Odeio meu chefe

Trabalho numa agência de propaganda e tenho uma chefa que, além de aparentemente neurótica (está sempre com cara fechada, de sono, com mau humor e despenteada), é incompetente. Meu trabalho é sem dúvida muito superior ao dela e minha chefe inclusive piora o que faço sempre que resolve se impor sobre mim, o que me irrita profundamente. Ela está na empresa há muitos anos, tem relações estreitas com os sócios. Eu não quero galgar postos lá dentro, nem sou do tipo bajulador ou que “puxa o tapete” dos colegas. Vejo que tenho de sair desse emprego e conseguir um outro, mas não há perspectivas a curto ou médio prazo, pois o mercado de trabalho na minha área está horrível. Como devo proceder?

O perfil que traçou de sua chefa é totalmente negativo. Não somente tudo o que ela faz do ponto de vista profissional a irrita, mas também sua aparência e suas atitudes mais corriqueiras despertam a sua antipatia e a sua rejeição.

Quando esses sentimentos negativos são ativados dentro de nós de forma tão intensa e tão radical, devemos desconfiar de nossas percepções. Winnicott, o famoso psicanalista inglês, dizia que a realidade é objetivamente percebida, mas subjetivamente concebida. Ou seja, tudo o que percebemos fora de nós é “concebido” em nossa mente a partir de nosso mundo interno, a partir de um ponto de vista muito pessoal, ou seja subjetivamente. Portanto, nem tudo o que vemos nos outros está de fato neles.

Isto não quer dizer que seja fácil e que seja suficiente “querer” olhar com outros olhos para que tudo melhore. Quando alguém desperta em nós sentimentos hostis é difícil conseguir reverter a situação emocional negativa que se cria a cada novo encontro. Mesmo quando nos esforçamos nesse sentido, levados por motivos religiosos ou éticos, o inconsciente parece não querer acompanhar nossos propósitos mais elevados. A nossa agressividade, embora amordaçada e não expressa de forma consciente, se manifesta de forma inconsciente, provocando pequenas agressões ou mal-entendidos (desde o derrubar o café no outro, até machucá-lo “involuntariamente”, ou prejudicá-lo “sem querer”).

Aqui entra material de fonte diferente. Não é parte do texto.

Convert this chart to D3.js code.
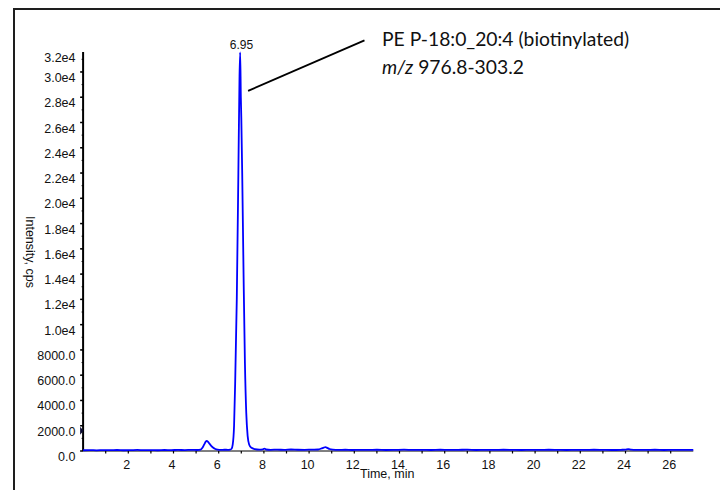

O que está em jogo não é a pessoa em si, objeto de nossas projeções, mas são aspectos inconscientes, ligados a experiências internas muito sofridas, emoções e lembranças inconscientes que nunca puderam ser “pensadas” e elaboradas. Os “pensamentos’ não pensados”, formam um material inconsciente extremamente angustiante e apavorante. Um verdadeiro “lixo” atômico que precisa ser depositado em algum lugar. Geralmente o lugar escolhido é a lixeira do vizinho, justamente porque seria impensável e insuportável usar a de casa. Por incrível que pareça, geralmente odiamos nos outros, aspectos “negativos” que não podemos reconhecer e acolher como nossos. Isto não quer dizer que, no seu caso, o que é odiado em sua chefa seja seu, mas sim, que a sua chefa desperta lembranças e emoções ligadas a aspectos não elaborados do seu inconsciente.

Geralmente é difícil para a pessoa lidar com esse tipo de material psíquico. E, o que é pior, a tendência é que a sua chefa seja encontrada em outros lugares, em outras pessoas, que serão escolhidas como depósito de suas projeções. Neste caso, geralmente é indispensável a ajuda de um profissional da área (psicanalista, psicólogo). Sozinhos dificilmente conseguimos lidar com esse material que foi puxado por baixo do tapete justamente por ser algo que não pode ser enxergado e nem tolerado do ponto de vista emocional.